Saya kuatir poin 2 dari kesepakatan yang ditandatangani pada Rabu, 3 April 2013, sesungguhnya tidak pernah diwujudkan dengan serius oleh Bupati dan jajaran Pemkab Boltim. Lebih gawat lagi, publik bisa (dan pantas) bersyak, dalam soal penentuan tapal batas dan proses selanjutnya, Eyang ‘’bermain sendiri’’, termasuk tidak melibatkan DPRD Boltim. Padahal, untuk urusan sepenting tapal batas wilayah, Bupati mutlak melibatkan DPRD.

Tak pelak, memang ada masalah yang sangat krusial berkenaan dengan isu termuktahir tapal batas Boltim-Mitra. Pendek kata: ada salah satu pihak yang patut diduga curang atau justru layak disebut pembohong besar.
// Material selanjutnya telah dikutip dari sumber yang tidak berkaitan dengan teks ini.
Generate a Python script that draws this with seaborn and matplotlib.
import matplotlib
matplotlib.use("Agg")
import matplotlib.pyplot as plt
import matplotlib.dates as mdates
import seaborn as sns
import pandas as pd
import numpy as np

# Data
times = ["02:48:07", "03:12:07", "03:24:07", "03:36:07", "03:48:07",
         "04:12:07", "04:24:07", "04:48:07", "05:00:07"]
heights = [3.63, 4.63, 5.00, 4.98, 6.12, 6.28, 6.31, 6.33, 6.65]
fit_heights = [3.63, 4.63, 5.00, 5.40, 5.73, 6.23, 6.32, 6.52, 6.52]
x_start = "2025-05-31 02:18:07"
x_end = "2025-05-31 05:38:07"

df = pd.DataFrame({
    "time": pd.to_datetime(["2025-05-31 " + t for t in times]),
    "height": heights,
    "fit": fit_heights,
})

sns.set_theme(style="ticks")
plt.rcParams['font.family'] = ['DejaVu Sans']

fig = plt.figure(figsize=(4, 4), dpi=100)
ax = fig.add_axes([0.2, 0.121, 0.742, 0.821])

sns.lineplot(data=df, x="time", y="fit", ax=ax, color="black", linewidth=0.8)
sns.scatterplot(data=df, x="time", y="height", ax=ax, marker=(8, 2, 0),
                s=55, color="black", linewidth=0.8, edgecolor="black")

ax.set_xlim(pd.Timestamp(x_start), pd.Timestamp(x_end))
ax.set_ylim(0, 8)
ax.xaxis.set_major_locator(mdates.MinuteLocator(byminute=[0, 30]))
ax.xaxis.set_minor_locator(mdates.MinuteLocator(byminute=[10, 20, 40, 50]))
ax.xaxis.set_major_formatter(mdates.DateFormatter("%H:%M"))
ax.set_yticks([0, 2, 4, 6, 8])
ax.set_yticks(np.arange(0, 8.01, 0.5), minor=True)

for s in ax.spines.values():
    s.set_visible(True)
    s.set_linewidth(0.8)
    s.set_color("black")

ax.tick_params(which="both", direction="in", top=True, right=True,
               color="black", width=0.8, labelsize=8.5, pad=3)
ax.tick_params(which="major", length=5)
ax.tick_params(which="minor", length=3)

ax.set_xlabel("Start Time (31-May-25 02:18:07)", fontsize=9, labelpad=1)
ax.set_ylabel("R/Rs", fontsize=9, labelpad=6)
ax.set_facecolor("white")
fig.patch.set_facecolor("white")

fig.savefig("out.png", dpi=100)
Lepas dari siapa yang benar di antara para elit yang sedang tak sejalan itu, sebagai sahabat saya tak henti mendukung Eyang dengan nasihat—yang barangkali tidak ada gunanya juga: Mohon dipertimbangkan untuk ber-hobi yang lebih produktif dan positif, misalnya memelihara mujair di karamba atau bebek di Bunong, ketimbang kesukaan menciptakan aneka gonjang-ganjing. Hobi yang pertama minimal menghasilkan protein hewani, sedang yang kedua maksimal cuma membuat segala jenis dan nama hewan berseliweran di tengah-tengah kalimat orang banyak yang sudah pegel dan jengkel.***

Singkatan dan Istilah yang Digunakan:

Boltim: Bolaang Mongondow Timur; Dapil: Daerah Pemilihan; DPR: Dewan Perwakilan Rakyat; DPRD: Dewan Perwakilan Rakyat; Kemendagri: Kementerian Dalam Negeri; Minsel: Minahasa Selatan; Mitra: Minahasa Tenggara; PAN: Partai Amanat Nasional; Pemkab: Pemerintah Kabupaten; Pemprov: Pemerintah Provinsi; RI: Republik Indonesia; Sekprov: Sekretaris Provinsi; dan Sulut: Sulawesi Utara.